Supplied information:
_ _ _ _ _ _ _

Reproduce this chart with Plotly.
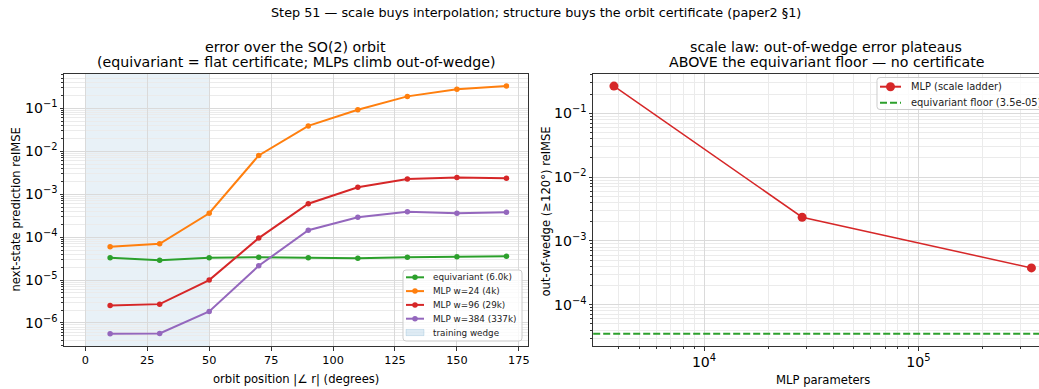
import plotly.graph_objects as go

W, H = 1039, 389

# ---------------- data ----------------
angles = [10, 30, 50, 70, 90, 110, 130, 150, 170]
equivariant = [3.3e-5, 2.9e-5, 3.3e-5, 3.4e-5, 3.3e-5, 3.2e-5, 3.4e-5, 3.5e-5, 3.6e-5]
mlp_w24 = [6.0e-5, 7.0e-5, 3.6e-4, 8.0e-3, 3.9e-2, 9.3e-2, 1.9e-1, 2.8e-1, 3.3e-1]
mlp_w96 = [2.55e-6, 2.75e-6, 1.0e-5, 9.5e-5, 6.0e-4, 1.45e-3, 2.25e-3, 2.45e-3, 2.35e-3]
mlp_w384 = [5.6e-7, 5.7e-7, 1.85e-6, 2.15e-5, 1.45e-4, 2.9e-4, 3.9e-4, 3.6e-4, 3.8e-4]
series_values = [equivariant, mlp_w24, mlp_w96, mlp_w384]
series_names = ["equivariant (6.0k)", "MLP w=24 (4k)", "MLP w=96 (29k)", "MLP w=384 (337k)"]
series_colors = ["#2ca02c", "#ff7f0e", "#d62728", "#9467bd"]

wedge = [0, 50]
wedge_label = "training wedge"

mlp_params = [3800, 28700, 337000]
mlp_oow = [0.267, 2.35e-3, 3.77e-4]
equiv_floor = 3.5e-5
ladder_label = "MLP (scale ladder)"
floor_label = "equivariant floor (3.5e-05)"

left_xticks = [0, 25, 50, 75, 100, 125, 150, 175]

suptitle = "Step 51 — scale buys interpolation; structure buys the orbit certificate (paper2 §1)"
left_title = ["error over the SO(2) orbit",
              "(equivariant = flat certificate; MLPs climb out-of-wedge)"]
right_title = ["scale law: out-of-wedge error plateaus",
               "ABOVE the equivariant floor — no certificate"]
left_xlabel = "orbit position |∠ r| (degrees)"
left_ylabel = "next-state prediction relMSE"
right_xlabel = "MLP parameters"
right_ylabel = "out-of-wedge (≥120°) relMSE"

# ---------------- layout geometry (pixels) ----------------
FONT = "DejaVu Sans"
L_X0, L_X1 = 64.3, 527.5
R_X0, R_X1 = 593.2, 1039.0
Y_TOP, Y_BOT = 74.0, 346.0
WEDGE_FILL = "rgba(31,119,180,0.10)"
GRID = "#dadada"
GRID_MINOR = "#ebebeb"
AXLINE = "#333333"


def fx(x):
    return x / W


def fy(y):
    return 1 - y / H


fig = go.Figure()

for vals, name, col in zip(series_values, series_names, series_colors):
    fig.add_trace(go.Scatter(
        x=angles, y=vals, mode="lines+markers", name=name,
        line=dict(color=col, width=2), marker=dict(color=col, size=5.5),
        xaxis="x", yaxis="y", showlegend=False))

fig.add_trace(go.Scatter(
    x=mlp_params, y=mlp_oow, mode="lines+markers", name=ladder_label,
    line=dict(color="#d62728", width=1.5), marker=dict(color="#d62728", size=9),
    xaxis="x2", yaxis="y2", showlegend=False))

shapes = []
# training wedge
shapes.append(dict(type="rect", xref="x", yref="y domain", x0=wedge[0], x1=wedge[1],
                   y0=0, y1=1, fillcolor=WEDGE_FILL, line=dict(width=0), layer="below"))
# equivariant floor
shapes.append(dict(type="line", xref="x2 domain", yref="y2", x0=0, x1=1,
                   y0=equiv_floor, y1=equiv_floor,
                   line=dict(color="#2ca02c", width=2, dash="7px,3px")))

annotations = []


def rounded_box(x0, y0, x1, y1, r=3):
    X = lambda v: f"{fx(v):.5f}"
    Y = lambda v: f"{fy(v):.5f}"
    p = (f"M {X(x0 + r)},{Y(y0)} L {X(x1 - r)},{Y(y0)} Q {X(x1)},{Y(y0)} {X(x1)},{Y(y0 + r)} "
         f"L {X(x1)},{Y(y1 - r)} Q {X(x1)},{Y(y1)} {X(x1 - r)},{Y(y1)} "
         f"L {X(x0 + r)},{Y(y1)} Q {X(x0)},{Y(y1)} {X(x0)},{Y(y1 - r)} "
         f"L {X(x0)},{Y(y0 + r)} Q {X(x0)},{Y(y0)} {X(x0 + r)},{Y(y0)} Z")
    return dict(type="path", xref="paper", yref="paper", path=p,
                fillcolor="rgba(255,255,255,0.8)", line=dict(color="#cccccc", width=1))


def add_legend(box, entries, hx0, hx1, tx, ys, fsize, msize):
    shapes.append(rounded_box(*box))
    for (kind, col, label), yy in zip(entries, ys):
        if kind in ("line", "dash"):
            shapes.append(dict(type="line", xref="paper", yref="paper",
                               x0=fx(hx0), x1=fx(hx1), y0=fy(yy), y1=fy(yy),
                               line=dict(color=col, width=2,
                                         dash="7px,3px" if kind == "dash" else "solid")))
            if kind == "line":
                cx = (hx0 + hx1) / 2
                r = msize / 2
                shapes.append(dict(type="circle", xref="paper", yref="paper",
                                   x0=fx(cx - r), x1=fx(cx + r), y0=fy(yy + r), y1=fy(yy - r),
                                   fillcolor=col, line=dict(color=col, width=0)))
        else:
            h = fsize * 0.7
            shapes.append(dict(type="rect", xref="paper", yref="paper",
                               x0=fx(hx0), x1=fx(hx1), y0=fy(yy + h / 2), y1=fy(yy - h / 2),
                               fillcolor=col, line=dict(color="rgba(31,119,180,0.15)", width=1)))
        annotations.append(dict(xref="paper", yref="paper", x=fx(tx), y=fy(yy),
                                xanchor="left", yanchor="middle", text=label, showarrow=False,
                                font=dict(family=FONT, size=fsize, color="#222")))


left_entries = [("line", c, n) for c, n in zip(series_colors, series_names)]
left_entries.append(("patch", "rgba(31,119,180,0.15)", wedge_label))
add_legend((403, 270, 522, 341), left_entries, 406, 424, 430.5,
           [277.3, 291.1, 304.9, 318.7, 332.5], 8.8, 5.5)

right_entries = [("line", "#d62728", ladder_label), ("dash", "#2ca02c", floor_label)]
add_legend((877, 77.5, 1060, 109.5), right_entries, 880, 901, 908.5,
           [86.7, 102.7], 9.9, 9)


def text(x, y, s, size, angle=0):
    annotations.append(dict(xref="paper", yref="paper", x=fx(x), y=fy(y), text=s,
                            showarrow=False, xanchor="center", yanchor="middle",
                            textangle=angle,
                            font=dict(family=FONT, size=size, color="#000")))


# titles
text(536, 12.5, suptitle, 12.8)
text((L_X0 + L_X1) / 2, 46.7, left_title[0], 14.2)
text((L_X0 + L_X1) / 2, 61.7, left_title[1], 14.2)
text(826, 46.7, right_title[0], 14.2)
text(826, 61.7, right_title[1], 14.2)
# axis titles
text((L_X0 + L_X1) / 2, 379.5, left_xlabel, 11.6)
text(822.6, 379.5, right_xlabel, 11.6)
text(15.5, 210, left_ylabel, 11.6, -90)
text(545.5, 212, right_ylabel, 11.6, -90)

common = dict(showline=True, linecolor=AXLINE, linewidth=1, ticks="outside", ticklen=3.5,
              tickwidth=0.8, tickcolor=AXLINE, zeroline=False, automargin=False,
              showgrid=True, gridcolor=GRID, gridwidth=0.8,
              tickfont=dict(family=FONT, size=11.3, color="#000"))
minor_log = dict(dtick="D1", ticks="outside", ticklen=2, tickwidth=0.6, tickcolor=AXLINE,
                 showgrid=True, gridcolor=GRID_MINOR, gridwidth=0.8)

ydom = [fy(Y_BOT), fy(Y_TOP)]
fig.update_layout(
    width=W, height=H,
    margin=dict(l=0, r=0, t=0, b=0, pad=0),
    paper_bgcolor="white", plot_bgcolor="white",
    showlegend=False,
    font=dict(family=FONT),
    xaxis=dict(domain=[fx(L_X0), fx(L_X1)], range=[-8.5, 178.5], tickvals=left_xticks,
               anchor="y", mirror=True, **common),
    yaxis=dict(domain=ydom, type="log", range=[-6.536, -0.2], dtick=1,
               exponentformat="power", anchor="x", mirror=True, minor=minor_log, **common),
    xaxis2=dict(domain=[fx(R_X0), fx(R_X1)], type="log", range=[3.483, 5.563], dtick=1,
                exponentformat="power", anchor="y2", mirror=True, minor=minor_log, **common),
    yaxis2=dict(domain=ydom, type="log", range=[-4.647, -0.384], dtick=1,
                exponentformat="power", anchor="x2", mirror=False, minor=minor_log, **common),
    shapes=shapes,
    annotations=annotations,
)

fig.write_html("out.html")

_ _ _ _ _ _ _

Task brief: Give again, word for word, every line from the top of the data above to the line holding "W, H = 1039, 389", inclusive, with the pictures left out.

Final answer:
Reproduce this chart with Plotly.
import plotly.graph_objects as go

W, H = 1039, 389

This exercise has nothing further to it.